No wedding issue would be complete without plenty of advice, tips, and how-tos for any bride who wants to create the day of their dreams. From swoonworthy dresses that are a cinch to breastfeed in, to precious flower girl dresses on Etsy and ideas for incorporating your kids into your wedding dress, we’ve got you covered. You won’t want to miss these adorable cake toppers that celebrate your family, these personalized wedding sneakers, or the wedding castle bounce house!

Nothing goes with a lollipop like a fresh pina colada, that's what I always say.

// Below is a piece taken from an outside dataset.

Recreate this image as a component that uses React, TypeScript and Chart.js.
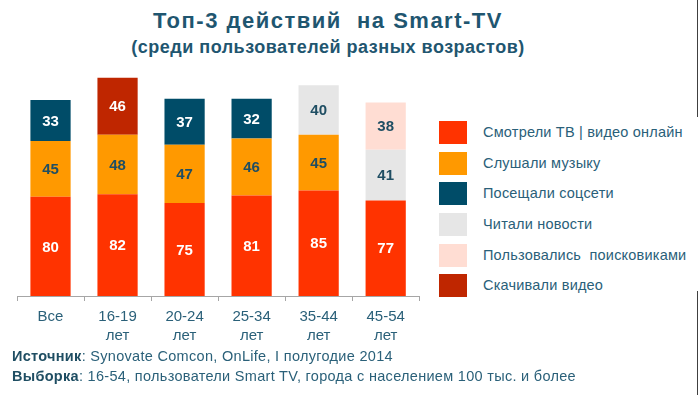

Isabella might not remember a whole lot from our wedding, but I hope that when she looks at the photos, she does reconnect with some sense of the love and the overwhelming support from our friends and family that day on the beach. Our family was already complete, but there we were, as the sunset darkened into a blooming, twinkling night sky, to say that we knew we could keep it that way, always.

After dinner was eaten and lollipops were consumed, she finally tired out — and I’ll always remember what it meant to have that tiny, heavy body there, an impossible, magical feat. We happily passed her from auntie to auntie, and Grandma to Grammie before she fell asleep in my sister’s arms, the warm night sweeping our party on into the small hours.